▶ Direction
From the first line of the data down to and including the line with "mean_halfwidth = 0.8", copy everything exactly, leaving out pictures.
- - - - -
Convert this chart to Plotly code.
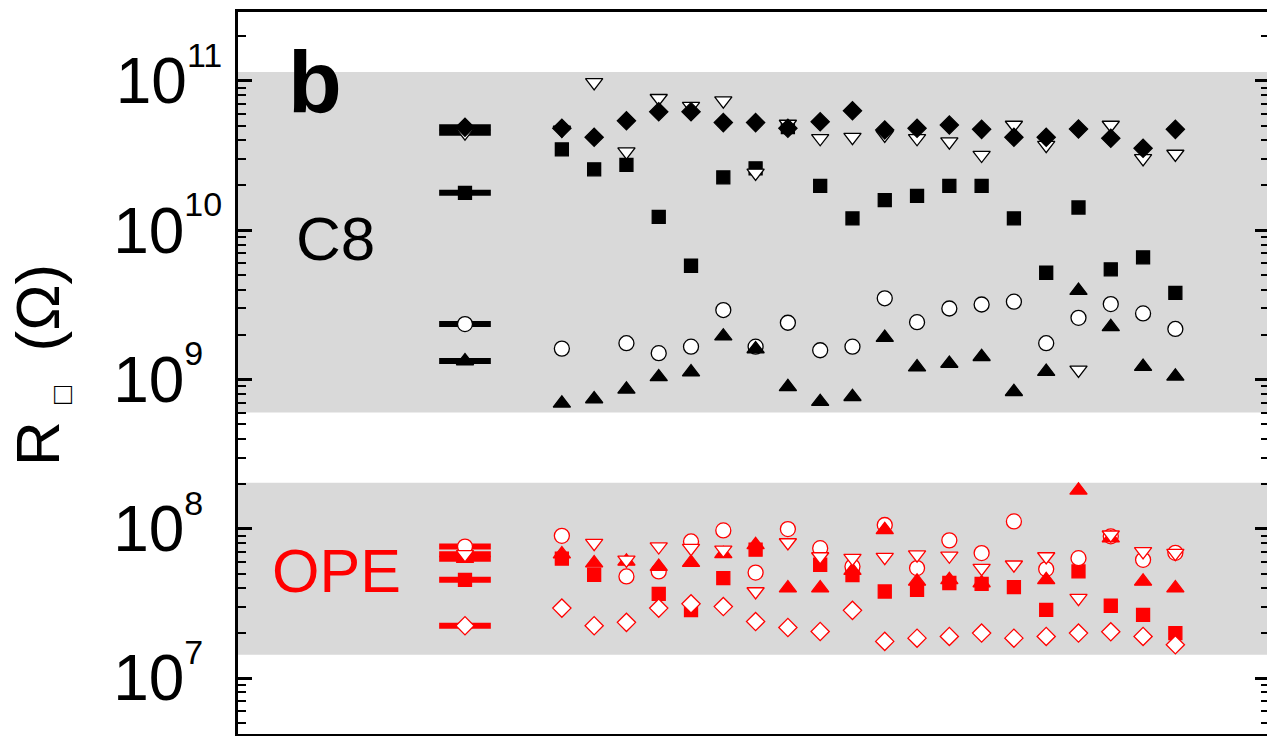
import plotly.graph_objects as go

# ---------------- data ----------------
cols = list(range(1, 21))          # sample index
mean_x = -2                        # position of the mean markers
mean_halfwidth = 0.8

# C8 (black)
c8_diamond = [4.82e10, 4.20e10, 5.42e10, 6.22e10, 6.22e10, 5.26e10, 5.26e10, 4.82e10, 5.33e10, 6.32e10,
              4.70e10, 4.82e10, 5.07e10, 4.74e10, 4.20e10, 4.20e10, 4.76e10, 4.13e10, 3.54e10, 4.74e10]
c8_tridown = [4.70e10, 9.79e10, 3.36e10, 7.66e10, 6.79e10, 7.38e10, 2.42e10, 5.15e10, 4.13e10, 4.20e10,
              4.35e10, 4.13e10, 3.92e10, 3.19e10, 5.07e10, 3.72e10, 1.16e9, 5.07e10, 3.03e10, 3.24e10]
c8_square = [3.48e10, 2.56e10, 2.74e10, 1.23e10, 5.78e9, 2.26e10, 2.60e10, 4.90e10, 1.98e10, 1.20e10,
             1.59e10, 1.70e10, 1.98e10, 1.98e10, 1.20e10, 5.19e9, 1.42e10, 5.47e9, 6.58e9, 3.81e9]
c8_circle = [1.61e9, None, 1.75e9, 1.50e9, 1.66e9, 2.92e9, 1.66e9, 2.40e9, 1.57e9, 1.66e9,
             3.50e9, 2.42e9, 2.99e9, 3.18e9, 3.32e9, 1.75e9, 2.59e9, 3.20e9, 2.77e9, 2.18e9]
c8_triup = [6.92e8, 7.40e8, 8.59e8, 1.04e9, 1.12e9, 1.95e9, 1.60e9, 8.93e8, 7.10e8, 7.66e8,
            1.91e9, 1.21e9, 1.28e9, 1.42e9, 8.28e8, 1.13e9, 3.94e9, 2.25e9, 1.22e9, 1.05e9]
c8_mean = {"diamond": 4.90e10, "tridown": 4.50e10, "square": 1.78e10, "circle": 2.35e9, "triup": 1.33e9}

# OPE (red)
ope_circle = [8.97e7, None, 4.79e7, 5.18e7, 8.22e7, 9.75e7, 5.09e7, 9.95e7, 7.41e7, 5.58e7,
              1.06e8, 5.45e7, 8.36e7, 6.87e7, 1.12e8, 5.37e7, 6.35e7, 8.90e7, 6.19e7, 6.90e7]
ope_tridown = [None, 8.02e7, 6.19e7, 7.60e7, 7.41e7, 7.23e7, 3.80e7, 8.09e7, 6.52e7, 6.35e7,
               6.46e7, 6.70e7, 6.59e7, 5.45e7, 5.74e7, 6.52e7, 3.43e7, 9.12e7, 7.05e7, 6.87e7]
ope_triup = [6.76e7, 5.89e7, 6.04e7, 5.58e7, 5.94e7, 6.79e7, 7.80e7, 4.00e7, 4.00e7, 5.25e7,
             9.84e7, 4.44e7, 4.55e7, 4.33e7, None, 4.55e7, 1.81e8, 8.65e7, 4.44e7, 4.00e7]
ope_square = [6.31e7, 4.92e7, None, 3.66e7, 2.85e7, 4.67e7, 7.24e7, None, 5.74e7, 4.90e7,
              3.80e7, 3.90e7, 4.33e7, 4.27e7, 4.06e7, 2.86e7, 5.18e7, 3.05e7, 2.65e7, 2.00e7]
ope_diamond = [2.94e7, 2.24e7, 2.36e7, 2.94e7, 3.14e7, 3.01e7, 2.39e7, 2.18e7, 2.05e7, 2.84e7,
               1.76e7, 1.85e7, 1.90e7, 2.00e7, 1.85e7, 1.90e7, 2.00e7, 2.04e7, 1.90e7, 1.67e7]
ope_mean = {"circle": 7.60e7, "tridown": 6.74e7, "triup": 6.30e7, "square": 4.55e7, "diamond": 2.24e7}

# shaded ranges
c8_band = [6.0e8, 1.15e11]
ope_band = [1.43e7, 2.03e8]

ytick_vals = [1e7, 1e8, 1e9, 1e10, 1e11]
ytick_exp = ["7", "8", "9", "10", "11"]

# ---------------- figure ----------------
FONT = "Liberation Sans, Arial, Helvetica, sans-serif"
BAND = "#d9d9d9"
RED = "#ff0000"

fig = go.Figure()

for lo, hi in (c8_band, ope_band):
    fig.add_trace(go.Scatter(x=[-50, 60, 60, -50], y=[lo, lo, hi, hi], fill="toself",
                             fillcolor=BAND, mode="lines", line=dict(width=0),
                             hoverinfo="skip", showlegend=False))

sym = {"diamond": ("diamond", 14), "tridown": ("triangle-down", 15), "square": ("square", 13),
       "circle": ("circle", 15), "triup": ("triangle-up", 15)}

# mean bars
for means, color in ((c8_mean, "black"), (ope_mean, RED)):
    for key in ("square", "circle", "triup", "tridown", "diamond"):
        v = means[key]
        fig.add_trace(go.Scatter(x=[mean_x - mean_halfwidth, mean_x + mean_halfwidth], y=[v, v],
                                 mode="lines", line=dict(color=color, width=6),
                                 hoverinfo="skip", showlegend=False))

def add_series(vals, mean, key, color, filled):
    s, size = sym[key]
    fig.add_trace(go.Scatter(
        x=[mean_x] + cols, y=[mean] + vals, mode="markers", showlegend=False,
        marker=dict(symbol=s, size=size,
                    color=color if filled else "white",
                    line=dict(color=color, width=1.3))))

# C8: draw order square, circle, up-tri, down-tri, diamond
add_series(c8_square, c8_mean["square"], "square", "black", True)
add_series(c8_circle, c8_mean["circle"], "circle", "black", False)
add_series(c8_triup, c8_mean["triup"], "triup", "black", True)
add_series(c8_tridown, c8_mean["tridown"], "tridown", "black", False)
add_series(c8_diamond, c8_mean["diamond"], "diamond", "black", True)

# OPE
add_series(ope_square, ope_mean["square"], "square", RED, True)
add_series(ope_circle, ope_mean["circle"], "circle", RED, False)
add_series(ope_triup, ope_mean["triup"], "triup", RED, True)
add_series(ope_tridown, ope_mean["tridown"], "tridown", RED, False)
add_series(ope_diamond, ope_mean["diamond"], "diamond", RED, False)

def tick_text(e):
    pad = "" if len(e) == 2 else "\u2007"
    # raised a little higher than a single <sup> would put it
    return ("10<sup><span style='font-size:23px'><sup><span style='font-size:34px'>"
            + e + pad + "</span></sup></span></sup>")

# the page body has an 8px default margin: the figure is sized so the plot area
# lands on the same screen pixels as the reference (x 238-1269, y 12-734)
fig.update_layout(
    width=1267, height=728,
    margin=dict(l=230, r=6, t=4, b=2),
    paper_bgcolor="white", plot_bgcolor="white",
    font=dict(family=FONT, color="black"),
    showlegend=False,
    xaxis=dict(range=[-9.03, 22.9], showticklabels=False, ticks="", showgrid=False,
               zeroline=False, showline=True, linecolor="black", linewidth=3, mirror=True,
               automargin=False),
    yaxis=dict(type="log", range=[6.625, 11.462], showgrid=False, zeroline=False,
               showline=True, linecolor="black", linewidth=3, mirror="ticks",
               ticks="inside", ticklen=14, tickwidth=2.5, tickcolor="black",
               tickvals=ytick_vals, ticktext=[tick_text(e) for e in ytick_exp],
               tickfont=dict(size=64, family=FONT), automargin=False,
               minor=dict(ticks="inside", ticklen=8, tickwidth=2, tickcolor="black",
                          dtick="D1", showgrid=False)),
    annotations=[
        dict(text="<b>b</b>", x=(315 - 238) / 1031, y=(734 - 82) / 722, xref="paper", yref="paper",
             showarrow=False, font=dict(size=88, family=FONT, color="black"),
             xanchor="center", yanchor="middle"),
        dict(text="C8", x=(335 - 238) / 1031, y=(734 - 238) / 722, xref="paper", yref="paper",
             showarrow=False, font=dict(size=62, family=FONT, color="black"),
             xanchor="center", yanchor="middle"),
        dict(text="OPE", x=(336 - 238) / 1031, y=(734 - 571) / 722, xref="paper", yref="paper",
             showarrow=False, font=dict(size=61, family=FONT, color=RED),
             xanchor="center", yanchor="middle"),
        dict(text="R\u00a0<sub><span style='font-size:30px'>□</span></sub>\u00a0\u00a0(Ω)",
             x=(40 - 238) / 1031, y=(734 - 365) / 722, xref="paper", yref="paper",
             textangle=-90, showarrow=False, font=dict(size=62, family=FONT, color="black"),
             xanchor="center", yanchor="middle"),
    ],
)

fig.write_html("out.html")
- - - - -
▶ Worked solution
Convert this chart to Plotly code.
import plotly.graph_objects as go

# ---------------- data ----------------
cols = list(range(1, 21))          # sample index
mean_x = -2                        # position of the mean markers
mean_halfwidth = 0.8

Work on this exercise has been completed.